FIG. 1. Skyrmion creation and motion in a rectangle nanostrip under a polarized spin current. The dimension of the nanostrip is 900 nm500 nm. The skyrmion is generated in a disk-shape area located at the upper-left corner of the rectangle. This area has a lower Ku ~0.1 than the rest of the nanostrip where Ku ~0.3. (a) Skyrmion velocity as a function of spin current density for various diameters of the disk, 40 nm (solid pink), 50 nm (dashed pink), and 60 nm (dash-dotted pink). (b) Profifile of the z-component of the magnetization of the deformed vortex. (c) Magnetization switching due to the expansion of the deformed skyrmion. (d) Snapshot of skyrmion motion at different moments. Thickness of the FeGe strip is 7.5 nm and D=1.0 J m-3 . The nanostrip is prepared in a ferromagnetic initial state with a skyrmion at the defective area. The spin polarization of the current is along z. The green circle refers to the position of defect in the nanostrip.


Magnetic skyrmions are considered a promising candidate for the next-generation information processing technology. Being topologically robust, magnetic skyrmions are swirling spin textures that can be used in a broad range of applications from memory devices and logic circuits to neuromorphic computing.

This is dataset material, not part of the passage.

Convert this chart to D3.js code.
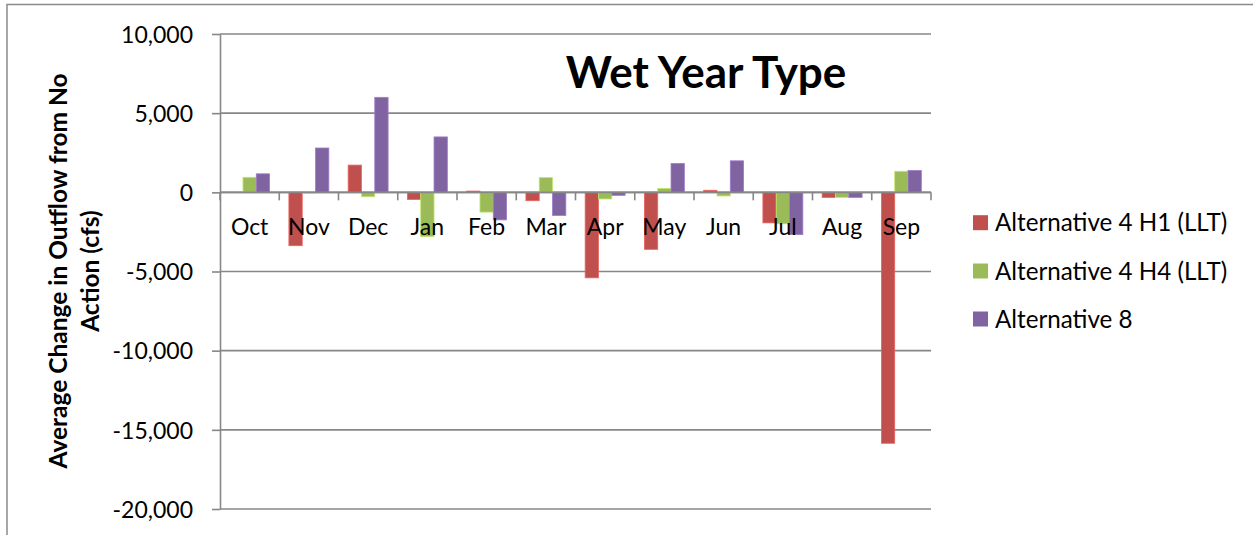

In a magnetic medium lacking inversion symmetry, magnetic skyrmion arises as a result of the interplay among magnetic exchange interaction, Dzyaloshinskii-Moriya interaction, and magnetic anisotropy. Instrumental to the integrated skyrmion-based applications are the creation and manipulation of magnetic skyrmions at a designated location, absent any need of a magnetic field. In this paper, we propose a generic design strategy to achieve that goal and a model system to demonstrate its feasibility. By implementing a disk-shaped thin film heterostructure with an inhomogeneous perpendicular magnetic anisotropy, stable sub-100-nm size skyrmions can be generated without magnetic field. This structure can be etched out via, for example, focused ion beam microscope. Using micromagnetic simulation, we show that such heterostructure not only stabilizes the edge spins of the skyrmion but also protects its rotation symmetry. Furthermore, we may switch the spin texture between skyrmionic and vortex-like ones by tuning the slope of perpendicular anisotropy using a bias voltage. When embedded into a magnetic conductor and under a spin polarized current, such heterostructure emits skyrmions continuously and may function as a skyrmion source. This unique phenomenon is dubbed a skyrmion battery effect. Our proposal may open a novel venue for the realization of all-electric skyrmion-based devices.


The research work is supported by the National Natural Science Foundation of China and Henan University.


Applied Physics Reviews is a top journal owned by the American Institute of Physics. The latest published impact factor of the journal in 2020 is 17.054.